The general model I imagine would be something like:

  my IO::VFS::S3 $s3 .= new();
  my $bucket = $s3.find_target($bucket_name);
  $bucket.put("quote.txt", "Now is the time for all good men...\n");
  say "URI: ", $bucket.find("quote.txt").uri;


 my IO::VFS::GoogleStorage $goog .= new();
 my $bucket = $goog.find_target($bucket_name);
 $bucket.put("quote.txt", "Now is the time for all good men...\n");
 say "URI: ", $bucket.find("quote.txt").uri;


 my IO::VFS::SFTP $sftp .= new();
 $sftp.session.connect(:host<storage>, :user<ajs>, :password<iforgotit>);
 my $filesystem = $sftp.find_target("/tmp");
 $filesystem.put("quote.txt", "Now is the time for all good men...\n");
 say "URI: ", $filesystem.find("quote.txt").uri; # using sftp:...

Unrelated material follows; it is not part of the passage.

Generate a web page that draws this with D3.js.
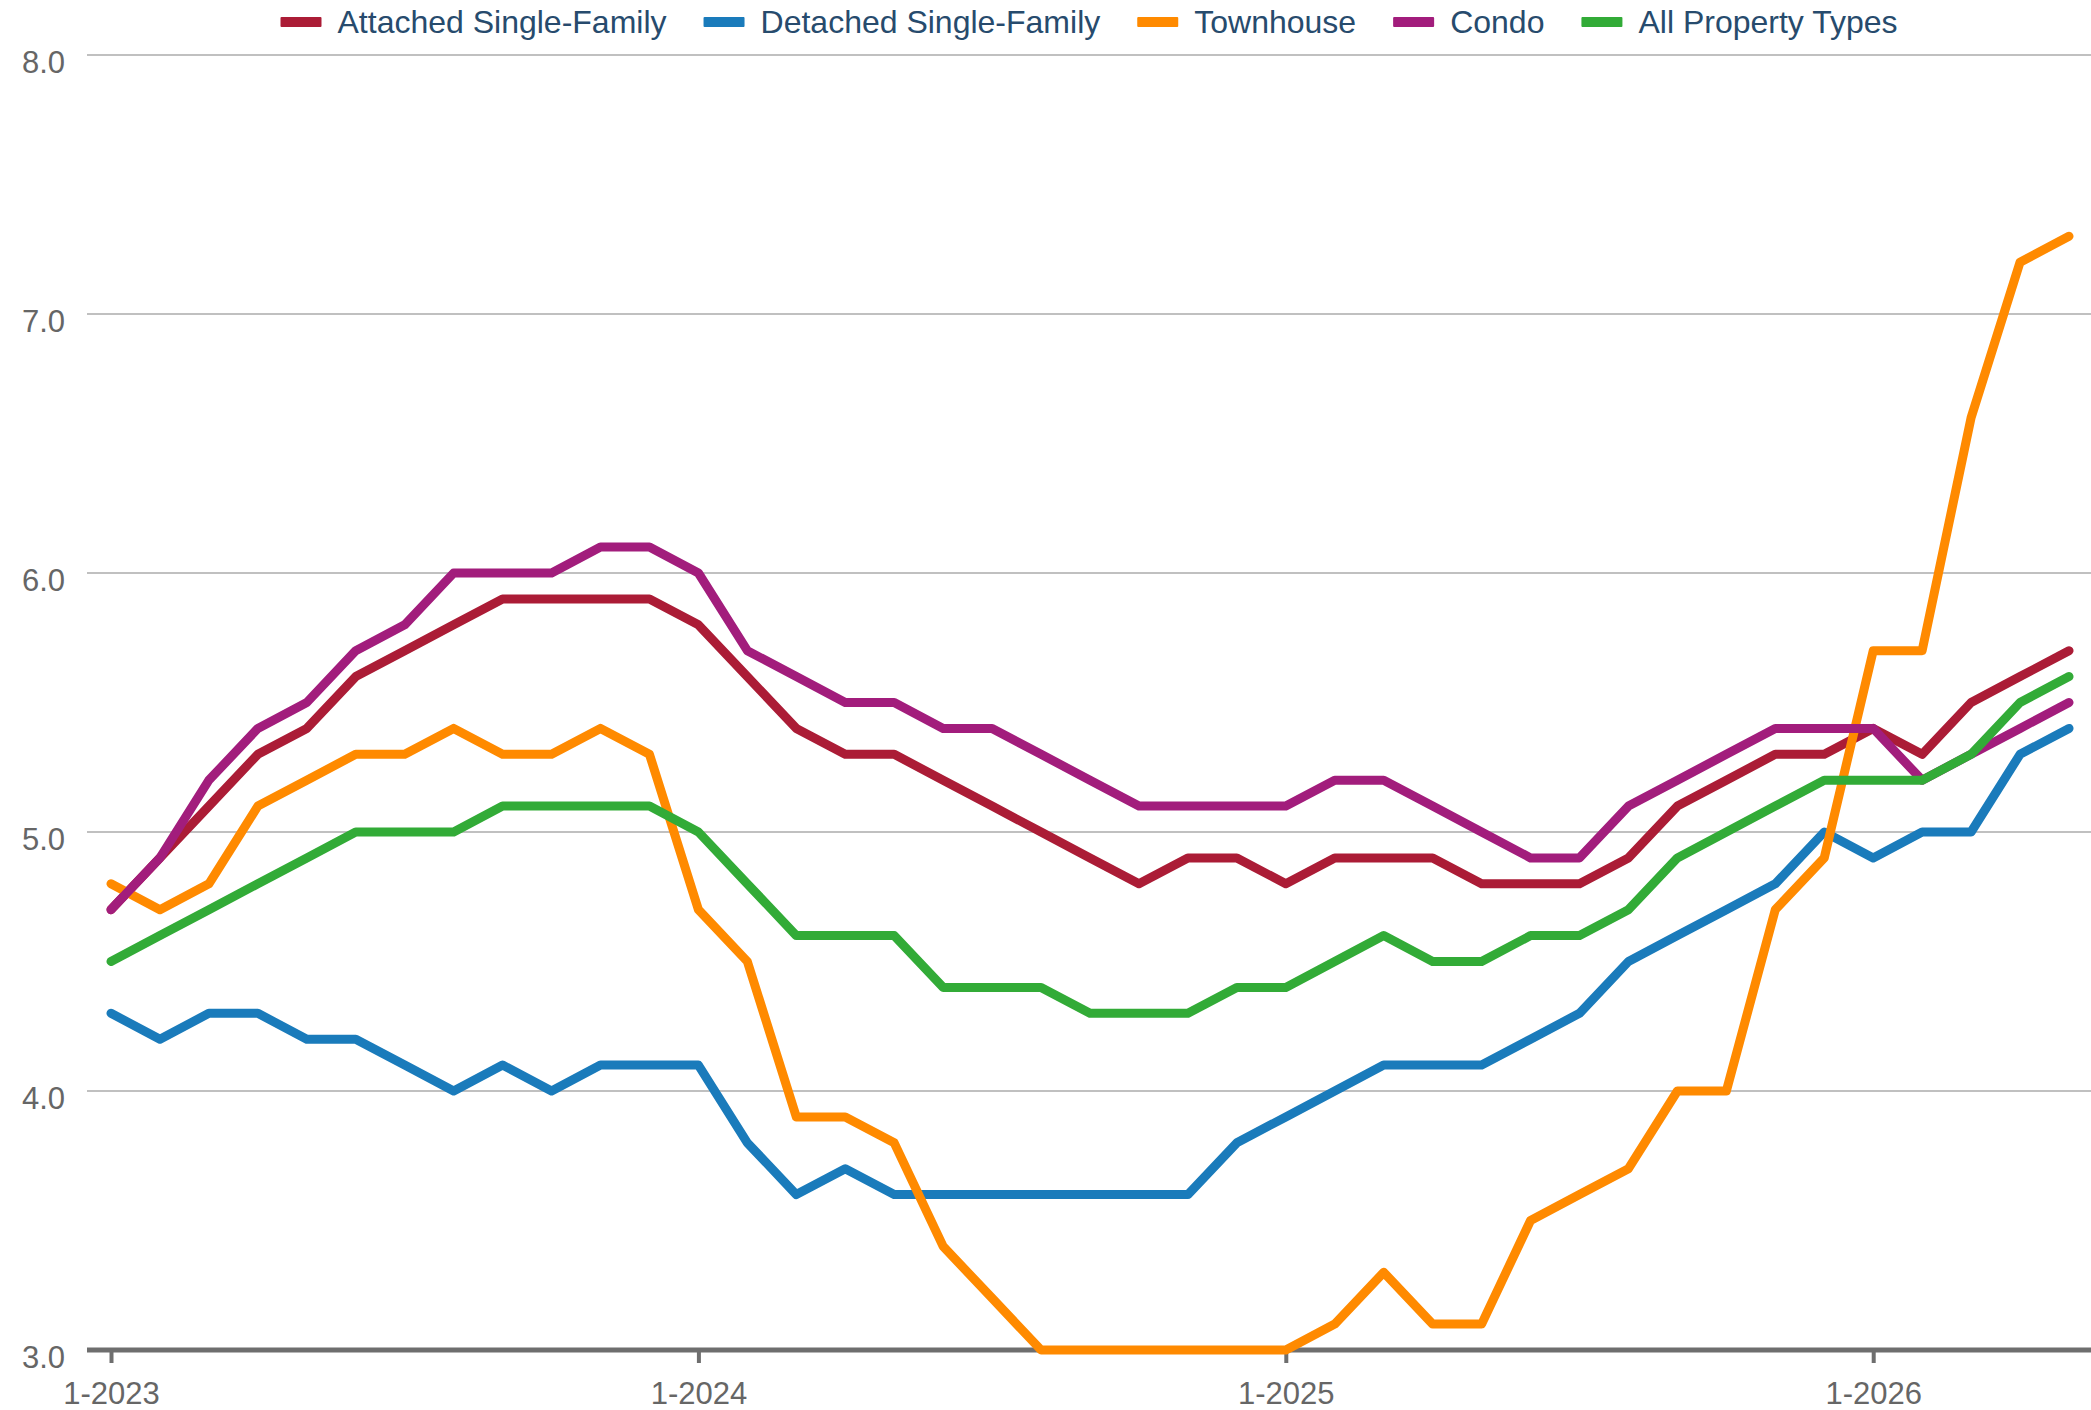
<!DOCTYPE html>
<html>
<head>
<meta charset="utf-8">
<script src="https://cdn.jsdelivr.net/npm/d3@7"></script>
<style>
  body { margin: 0; background: #fff; }
  svg { display: block; font-family: "Liberation Sans", Arial, sans-serif; }
</style>
</head>
<body>
<svg id="chart" width="2091" height="1410"></svg>
<script>
// months 1-2023 .. 5-2026
const months = [];
for (let y = 2023; y <= 2026; y++) {
  for (let m = 1; m <= 12; m++) {
    if (y === 2026 && m > 5) break;
    months.push(m + "-" + y);
  }
}

const seriesNames = ["Attached Single-Family", "Detached Single-Family", "Townhouse", "Condo", "All Property Types"];
const seriesColors = ["#ab1c36", "#1a7bbb", "#ff8a00", "#a21d7c", "#32ab37"];

const attached = [4.7, 4.9, 5.1, 5.3, 5.4, 5.6, 5.7, 5.8, 5.9, 5.9, 5.9, 5.9,
                  5.8, 5.6, 5.4, 5.3, 5.3, 5.2, 5.1, 5.0, 4.9, 4.8, 4.9, 4.9,
                  4.8, 4.9, 4.9, 4.9, 4.8, 4.8, 4.8, 4.9, 5.1, 5.2, 5.3, 5.3,
                  5.4, 5.3, 5.5, 5.6, 5.7];
const detached = [4.3, 4.2, 4.3, 4.3, 4.2, 4.2, 4.1, 4.0, 4.1, 4.0, 4.1, 4.1,
                  4.1, 3.8, 3.6, 3.7, 3.6, 3.6, 3.6, 3.6, 3.6, 3.6, 3.6, 3.8,
                  3.9, 4.0, 4.1, 4.1, 4.1, 4.2, 4.3, 4.5, 4.6, 4.7, 4.8, 5.0,
                  4.9, 5.0, 5.0, 5.3, 5.4];
const townhouse = [4.8, 4.7, 4.8, 5.1, 5.2, 5.3, 5.3, 5.4, 5.3, 5.3, 5.4, 5.3,
                   4.7, 4.5, 3.9, 3.9, 3.8, 3.4, 3.2, 3.0, 3.0, 3.0, 3.0, 3.0,
                   3.0, 3.1, 3.3, 3.1, 3.1, 3.5, 3.6, 3.7, 4.0, 4.0, 4.7, 4.9,
                   5.7, 5.7, 6.6, 7.2, 7.3];
const condo = [4.7, 4.9, 5.2, 5.4, 5.5, 5.7, 5.8, 6.0, 6.0, 6.0, 6.1, 6.1,
               6.0, 5.7, 5.6, 5.5, 5.5, 5.4, 5.4, 5.3, 5.2, 5.1, 5.1, 5.1,
               5.1, 5.2, 5.2, 5.1, 5.0, 4.9, 4.9, 5.1, 5.2, 5.3, 5.4, 5.4,
               5.4, 5.2, 5.3, 5.4, 5.5];
const allTypes = [4.5, 4.6, 4.7, 4.8, 4.9, 5.0, 5.0, 5.0, 5.1, 5.1, 5.1, 5.1,
                  5.0, 4.8, 4.6, 4.6, 4.6, 4.4, 4.4, 4.4, 4.3, 4.3, 4.3, 4.4,
                  4.4, 4.5, 4.6, 4.5, 4.5, 4.6, 4.6, 4.7, 4.9, 5.0, 5.1, 5.2,
                  5.2, 5.2, 5.3, 5.5, 5.6];

const yTicks = [3, 4, 5, 6, 7, 8];
const xTickLabels = ["1-2023", "1-2024", "1-2025", "1-2026"];

const allSeries = [attached, detached, townhouse, condo, allTypes];

const svg = d3.select("#chart");
const plotLeft = 87, plotRight = 2091;

const x = d3.scalePoint()
  .domain(months)
  .range([111, 2069]);

const y = d3.scaleLinear()
  .domain([3, 8])
  .range([1350, 55]);

// gridlines
svg.append("g")
  .selectAll("line")
  .data(yTicks.filter(d => d > 3))
  .enter()
  .append("line")
  .attr("x1", plotLeft)
  .attr("x2", plotRight)
  .attr("y1", d => y(d))
  .attr("y2", d => y(d))
  .attr("stroke", "#c0c0c0")
  .attr("stroke-width", 2);

// y labels
svg.append("g")
  .selectAll("text")
  .data(yTicks)
  .enter()
  .append("text")
  .attr("x", 65)
  .attr("y", d => y(d) + 18)
  .attr("text-anchor", "end")
  .style("font-size", "31px")
  .style("fill", "#666")
  .text(d => d.toFixed(1));

// x axis
const xAxis = svg.append("g")
  .attr("transform", `translate(0, ${y(3)})`)
  .call(d3.axisBottom(x).tickValues(xTickLabels).tickSize(13).tickPadding(20));
xAxis.select(".domain")
  .attr("d", `M${plotLeft},0H${plotRight}`)
  .attr("stroke", "#6e6e6e")
  .attr("stroke-width", 5);
xAxis.selectAll(".tick line")
  .attr("stroke", "#6e6e6e")
  .attr("stroke-width", 4);
xAxis.selectAll(".tick text")
  .attr("dy", null)
  .attr("y", 54)
  .style("font-size", "31px")
  .style("font-family", "'Liberation Sans', Arial, sans-serif")
  .style("fill", "#666");

// lines
const line = d3.line()
  .x((d, i) => x(months[i]))
  .y(d => y(d));

svg.append("g")
  .selectAll("path")
  .data(allSeries)
  .enter()
  .append("path")
  .attr("d", d => line(d))
  .attr("fill", "none")
  .attr("stroke", (d, i) => seriesColors[i])
  .attr("stroke-width", 9)
  .attr("stroke-linejoin", "round")
  .attr("stroke-linecap", "round");

// legend
const legend = svg.append("g");
const items = legend.selectAll("g")
  .data(seriesNames)
  .enter()
  .append("g");
items.append("rect")
  .attr("width", 41)
  .attr("height", 10)
  .attr("y", 17)
  .attr("rx", 1)
  .attr("fill", (d, i) => seriesColors[i]);
items.append("text")
  .attr("x", 57)
  .attr("y", 33)
  .style("font-size", "32px")
  .style("fill", "#274b6d")
  .text(d => d);

let offset = 0;
const widths = [];
items.each(function () {
  const w = 57 + this.querySelector("text").getComputedTextLength();
  widths.push(w);
});
const totalW = d3.sum(widths) + 37 * (widths.length - 1);
offset = (plotLeft + plotRight) / 2 - totalW / 2;
items.attr("transform", (d, i) => {
  const t = `translate(${offset}, 0)`;
  offset += widths[i] + 37;
  return t;
});
</script>
</body>
</html>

Notice that everything after $obj.session.connect is identical except
for my choice of variable names. In fact, you shouldn't have to worry
about what storage back-end you're using as long as you have a valid
VFS handle. Really path names are the only thing that might trip you


I think that in order to do this, I'll need the following support
libraries which may or may not exist (I'll be looking into these):

HTTP (requires socket IO, MIME, base64, etc.)
Various crypto libs

I don't intend to provide a finished implementation of any of these
where they don't already exist (I may not even end up with a final
implementation of the VFS layer), but at least I'll get far enough
along that others who want to work on this will have a starting point,
and I'll want to at least have a test that fakes its way all the way
down to creating a remote file on all three services, even if most of
the operations involve passing on blobs of data generated by
equivalent calls in other languages.